» **SHORT EXERCISE**: Select all lines holding the word "with" from the entries that follow.

» **PROVIDED INFORMATION**:

□ □ □ □ □ □ □

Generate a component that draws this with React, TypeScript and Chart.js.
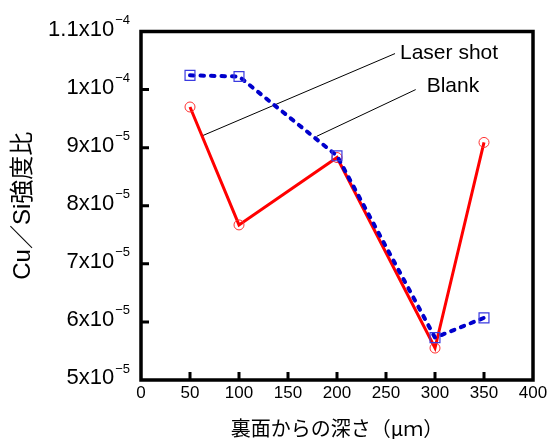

□ □ □ □ □ □ □

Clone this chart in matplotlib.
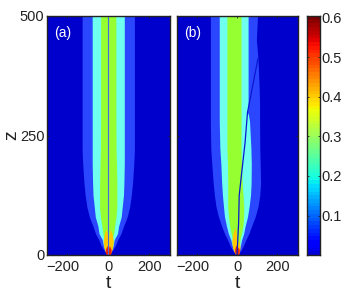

□ □ □ □ □ □ □

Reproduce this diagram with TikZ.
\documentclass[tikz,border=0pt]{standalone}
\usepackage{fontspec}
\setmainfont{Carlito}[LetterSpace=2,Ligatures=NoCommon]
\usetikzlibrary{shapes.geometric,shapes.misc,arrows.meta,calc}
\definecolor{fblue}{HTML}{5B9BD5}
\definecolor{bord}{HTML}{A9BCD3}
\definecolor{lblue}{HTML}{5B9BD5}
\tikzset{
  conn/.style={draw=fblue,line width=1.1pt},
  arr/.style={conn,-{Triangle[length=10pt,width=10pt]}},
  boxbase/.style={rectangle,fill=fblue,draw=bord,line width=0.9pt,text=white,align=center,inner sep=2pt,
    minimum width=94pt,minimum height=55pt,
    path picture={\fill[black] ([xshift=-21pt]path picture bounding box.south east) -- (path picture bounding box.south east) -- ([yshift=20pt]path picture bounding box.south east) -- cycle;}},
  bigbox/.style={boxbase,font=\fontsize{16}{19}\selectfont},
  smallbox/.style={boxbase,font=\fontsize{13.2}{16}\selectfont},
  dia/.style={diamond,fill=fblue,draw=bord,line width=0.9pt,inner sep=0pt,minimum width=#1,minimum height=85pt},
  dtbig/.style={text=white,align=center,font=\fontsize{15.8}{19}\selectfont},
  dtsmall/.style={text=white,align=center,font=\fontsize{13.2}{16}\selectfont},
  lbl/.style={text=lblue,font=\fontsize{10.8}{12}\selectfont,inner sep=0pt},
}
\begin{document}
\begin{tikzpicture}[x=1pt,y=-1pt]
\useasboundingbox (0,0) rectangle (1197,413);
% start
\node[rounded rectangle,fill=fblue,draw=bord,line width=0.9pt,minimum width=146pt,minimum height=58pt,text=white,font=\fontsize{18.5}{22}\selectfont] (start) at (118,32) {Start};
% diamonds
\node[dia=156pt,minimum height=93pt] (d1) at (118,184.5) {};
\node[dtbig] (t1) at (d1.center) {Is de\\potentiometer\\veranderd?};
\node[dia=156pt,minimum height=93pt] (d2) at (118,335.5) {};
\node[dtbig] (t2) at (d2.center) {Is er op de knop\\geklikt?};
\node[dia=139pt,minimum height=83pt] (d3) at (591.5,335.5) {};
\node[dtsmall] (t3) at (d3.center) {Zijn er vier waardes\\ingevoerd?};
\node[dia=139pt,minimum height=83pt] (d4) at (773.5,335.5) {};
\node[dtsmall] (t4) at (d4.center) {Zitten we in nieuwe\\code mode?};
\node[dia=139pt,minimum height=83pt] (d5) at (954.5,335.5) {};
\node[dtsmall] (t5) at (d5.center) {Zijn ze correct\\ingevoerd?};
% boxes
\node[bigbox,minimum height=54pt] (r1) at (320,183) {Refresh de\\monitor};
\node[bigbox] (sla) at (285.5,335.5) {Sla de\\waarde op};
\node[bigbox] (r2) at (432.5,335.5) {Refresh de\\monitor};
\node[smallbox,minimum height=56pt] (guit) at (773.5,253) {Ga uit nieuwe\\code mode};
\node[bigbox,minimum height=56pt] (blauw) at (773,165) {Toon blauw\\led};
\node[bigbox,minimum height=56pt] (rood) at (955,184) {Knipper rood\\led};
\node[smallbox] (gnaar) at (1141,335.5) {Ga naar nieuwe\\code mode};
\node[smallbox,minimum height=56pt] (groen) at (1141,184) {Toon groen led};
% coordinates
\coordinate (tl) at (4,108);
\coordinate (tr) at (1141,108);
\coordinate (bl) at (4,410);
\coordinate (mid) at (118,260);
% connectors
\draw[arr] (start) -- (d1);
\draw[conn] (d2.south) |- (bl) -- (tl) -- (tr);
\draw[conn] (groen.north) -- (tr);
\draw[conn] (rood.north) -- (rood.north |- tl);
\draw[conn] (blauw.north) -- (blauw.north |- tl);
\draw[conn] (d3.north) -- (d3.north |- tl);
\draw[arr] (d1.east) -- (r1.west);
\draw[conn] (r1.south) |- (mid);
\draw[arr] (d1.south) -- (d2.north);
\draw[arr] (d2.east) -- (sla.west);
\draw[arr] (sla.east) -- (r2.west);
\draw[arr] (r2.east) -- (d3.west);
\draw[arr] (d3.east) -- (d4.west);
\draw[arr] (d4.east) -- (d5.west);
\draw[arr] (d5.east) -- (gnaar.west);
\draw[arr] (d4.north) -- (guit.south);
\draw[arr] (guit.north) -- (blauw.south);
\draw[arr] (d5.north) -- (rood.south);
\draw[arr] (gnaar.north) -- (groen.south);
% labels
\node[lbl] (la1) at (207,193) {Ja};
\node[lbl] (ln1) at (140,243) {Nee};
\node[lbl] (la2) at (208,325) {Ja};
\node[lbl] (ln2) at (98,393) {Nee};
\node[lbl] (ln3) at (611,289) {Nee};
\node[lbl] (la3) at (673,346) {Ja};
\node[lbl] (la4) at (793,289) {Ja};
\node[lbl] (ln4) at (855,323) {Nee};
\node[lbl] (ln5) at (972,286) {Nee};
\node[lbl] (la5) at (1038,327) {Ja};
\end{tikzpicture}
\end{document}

□ □ □ □ □ □ □

» **RESPONSE TO THIS TASK**:
Generate a component that draws this with React, TypeScript and Chart.js.
Reproduce this diagram with TikZ.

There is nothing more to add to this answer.